▶ [Problem to work on]: Give every line again exactly as it appears, please, but not the pictures.

======== Raw records

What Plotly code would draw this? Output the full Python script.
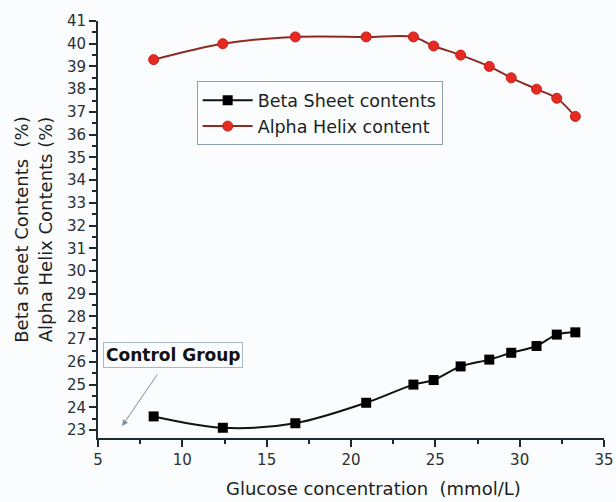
import plotly.graph_objects as go

# Data
glucose = [8.3, 12.4, 16.7, 20.9, 23.7, 24.9, 26.5, 28.2, 29.5, 31.0, 32.2, 33.3]
beta_sheet = [23.6, 23.1, 23.3, 24.2, 25.0, 25.2, 25.8, 26.1, 26.4, 26.7, 27.2, 27.3]
alpha_helix = [39.3, 40.0, 40.3, 40.3, 40.3, 39.9, 39.5, 39.0, 38.5, 38.0, 37.6, 36.8]

series_names = ["Beta Sheet contents", "Alpha Helix content"]
x_title = "Glucose concentration  (mmol/L)"
y_title_lines = ["Beta sheet Contents\u00a0\u00a0(%)", "Alpha Helix Contents (%)"]
control_label = "Control Group"

FONT = "DejaVu Sans, Arial, sans-serif"
BG = "#fbfcfe"
AX = "#1e2a30"

fig = go.Figure()
fig.add_trace(go.Scatter(
    x=glucose, y=beta_sheet, name=series_names[0],
    mode="lines+markers",
    line=dict(color="#111111", width=2, shape="spline", smoothing=0.9),
    marker=dict(symbol="square", size=10, color="#000000"),
))
fig.add_trace(go.Scatter(
    x=glucose, y=alpha_helix, name=series_names[1],
    mode="lines+markers",
    line=dict(color="#8e2a22", width=2, shape="spline", smoothing=0.9),
    marker=dict(symbol="circle", size=10, color="#e52a22",
                line=dict(color="#c8201a", width=1)),
))

fig.update_layout(
    width=616, height=502,
    margin=dict(l=98, r=12, t=21, b=64),
    paper_bgcolor=BG, plot_bgcolor=BG,
    font=dict(family=FONT, color="#2a2f33"),
    showlegend=True,
    legend=dict(
        x=0.195, y=0.855, xanchor="left", yanchor="top",
        bgcolor=BG, bordercolor="#8fa0b0", borderwidth=1,
        font=dict(size=17.5, color="#1a1f22", family=FONT),
        itemwidth=50, tracegroupgap=0,
    ),
    xaxis=dict(
        range=[5, 35], dtick=5, tick0=5, automargin=False,
        showline=True, linecolor=AX, linewidth=2,
        ticks="outside", ticklen=7, tickwidth=1.5, tickcolor=AX,
        minor=dict(dtick=2.5, ticks="outside", ticklen=4, tickcolor=AX, tickwidth=1.5),
        showgrid=False, zeroline=False, mirror=False,
        tickfont=dict(size=15, color="#2a2f33", family=FONT),
    ),
    yaxis=dict(
        range=[22.65, 41], dtick=1, tick0=23, automargin=False,
        showline=True, linecolor=AX, linewidth=2,
        ticks="outside", ticklen=7, tickwidth=1.5, tickcolor=AX,
        minor=dict(dtick=0.5, ticks="outside", ticklen=4, tickcolor=AX, tickwidth=1.5),
        showgrid=False, zeroline=False, mirror=False,
        tickfont=dict(size=15, color="#2a2f33", family=FONT),
        title=dict(text="<br>".join(y_title_lines), standoff=10,
                   font=dict(size=18, color="#1a1f22", family=FONT)),
    ),
)

# x-axis title
fig.add_annotation(
    text=x_title, xref="paper", yref="paper", x=0.545, y=-0.122,
    xanchor="center", yanchor="middle", showarrow=False,
    font=dict(size=18, color="#1a1f22", family=FONT),
)

# Control Group label
fig.add_annotation(
    text="<b>" + control_label + "</b>", xref="x", yref="y", x=9.46, y=26.29,
    xanchor="center", yanchor="middle", showarrow=False,
    font=dict(size=17, color="#111111", family=FONT),
    bordercolor="#a7b8c8", borderwidth=1, borderpad=2, bgcolor=BG,
)
# Arrow to the control point
fig.add_annotation(
    text="", xref="x", yref="y", x=6.43, y=23.18,
    axref="x", ayref="y", ax=8.57, ay=25.5,
    showarrow=True, arrowhead=2, arrowsize=1.2, arrowwidth=1, arrowcolor="#7b8fa3",
)

fig.write_html(
    "out.html",
    config={"displayModeBar": False},
    post_script="document.body.style.margin='0';document.body.style.padding='0';"
                "document.body.style.background='" + BG + "';",
)
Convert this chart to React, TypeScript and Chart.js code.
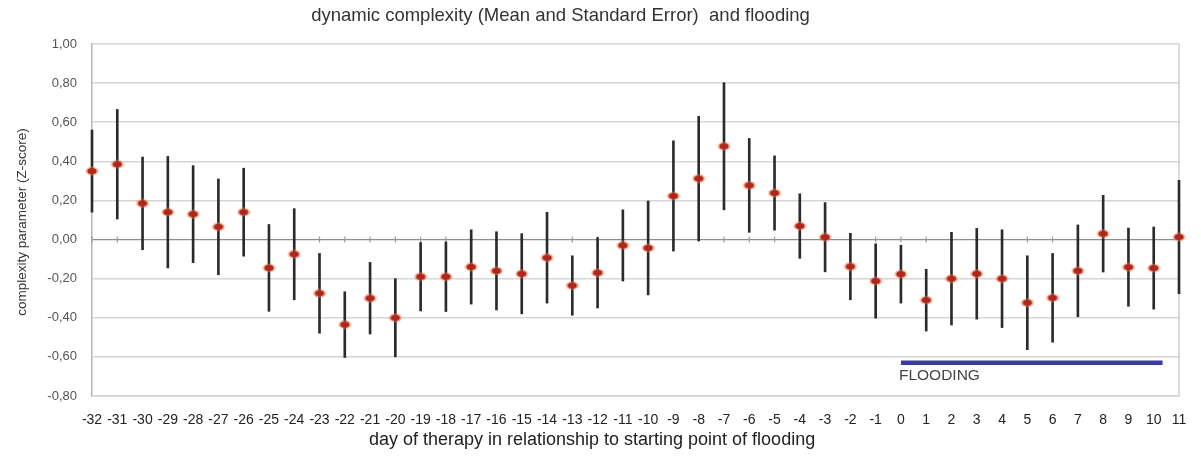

================

▶ [Full output]:
What Plotly code would draw this? Output the full Python script.
import plotly.graph_objects as go

# Data
glucose = [8.3, 12.4, 16.7, 20.9, 23.7, 24.9, 26.5, 28.2, 29.5, 31.0, 32.2, 33.3]
beta_sheet = [23.6, 23.1, 23.3, 24.2, 25.0, 25.2, 25.8, 26.1, 26.4, 26.7, 27.2, 27.3]
alpha_helix = [39.3, 40.0, 40.3, 40.3, 40.3, 39.9, 39.5, 39.0, 38.5, 38.0, 37.6, 36.8]

series_names = ["Beta Sheet contents", "Alpha Helix content"]
x_title = "Glucose concentration  (mmol/L)"
y_title_lines = ["Beta sheet Contents\u00a0\u00a0(%)", "Alpha Helix Contents (%)"]
control_label = "Control Group"

FONT = "DejaVu Sans, Arial, sans-serif"
BG = "#fbfcfe"
AX = "#1e2a30"

fig = go.Figure()
fig.add_trace(go.Scatter(
    x=glucose, y=beta_sheet, name=series_names[0],
    mode="lines+markers",
    line=dict(color="#111111", width=2, shape="spline", smoothing=0.9),
    marker=dict(symbol="square", size=10, color="#000000"),
))
fig.add_trace(go.Scatter(
    x=glucose, y=alpha_helix, name=series_names[1],
    mode="lines+markers",
    line=dict(color="#8e2a22", width=2, shape="spline", smoothing=0.9),
    marker=dict(symbol="circle", size=10, color="#e52a22",
                line=dict(color="#c8201a", width=1)),
))

fig.update_layout(
    width=616, height=502,
    margin=dict(l=98, r=12, t=21, b=64),
    paper_bgcolor=BG, plot_bgcolor=BG,
    font=dict(family=FONT, color="#2a2f33"),
    showlegend=True,
    legend=dict(
        x=0.195, y=0.855, xanchor="left", yanchor="top",
        bgcolor=BG, bordercolor="#8fa0b0", borderwidth=1,
        font=dict(size=17.5, color="#1a1f22", family=FONT),
        itemwidth=50, tracegroupgap=0,
    ),
    xaxis=dict(
        range=[5, 35], dtick=5, tick0=5, automargin=False,
        showline=True, linecolor=AX, linewidth=2,
        ticks="outside", ticklen=7, tickwidth=1.5, tickcolor=AX,
        minor=dict(dtick=2.5, ticks="outside", ticklen=4, tickcolor=AX, tickwidth=1.5),
        showgrid=False, zeroline=False, mirror=False,
        tickfont=dict(size=15, color="#2a2f33", family=FONT),
    ),
    yaxis=dict(
        range=[22.65, 41], dtick=1, tick0=23, automargin=False,
        showline=True, linecolor=AX, linewidth=2,
        ticks="outside", ticklen=7, tickwidth=1.5, tickcolor=AX,
        minor=dict(dtick=0.5, ticks="outside", ticklen=4, tickcolor=AX, tickwidth=1.5),
        showgrid=False, zeroline=False, mirror=False,
        tickfont=dict(size=15, color="#2a2f33", family=FONT),
        title=dict(text="<br>".join(y_title_lines), standoff=10,
                   font=dict(size=18, color="#1a1f22", family=FONT)),
    ),
)

# x-axis title
fig.add_annotation(
    text=x_title, xref="paper", yref="paper", x=0.545, y=-0.122,
    xanchor="center", yanchor="middle", showarrow=False,
    font=dict(size=18, color="#1a1f22", family=FONT),
)

# Control Group label
fig.add_annotation(
    text="<b>" + control_label + "</b>", xref="x", yref="y", x=9.46, y=26.29,
    xanchor="center", yanchor="middle", showarrow=False,
    font=dict(size=17, color="#111111", family=FONT),
    bordercolor="#a7b8c8", borderwidth=1, borderpad=2, bgcolor=BG,
)
# Arrow to the control point
fig.add_annotation(
    text="", xref="x", yref="y", x=6.43, y=23.18,
    axref="x", ayref="y", ax=8.57, ay=25.5,
    showarrow=True, arrowhead=2, arrowsize=1.2, arrowwidth=1, arrowcolor="#7b8fa3",
)

fig.write_html(
    "out.html",
    config={"displayModeBar": False},
    post_script="document.body.style.margin='0';document.body.style.padding='0';"
                "document.body.style.background='" + BG + "';",
)
Convert this chart to React, TypeScript and Chart.js code.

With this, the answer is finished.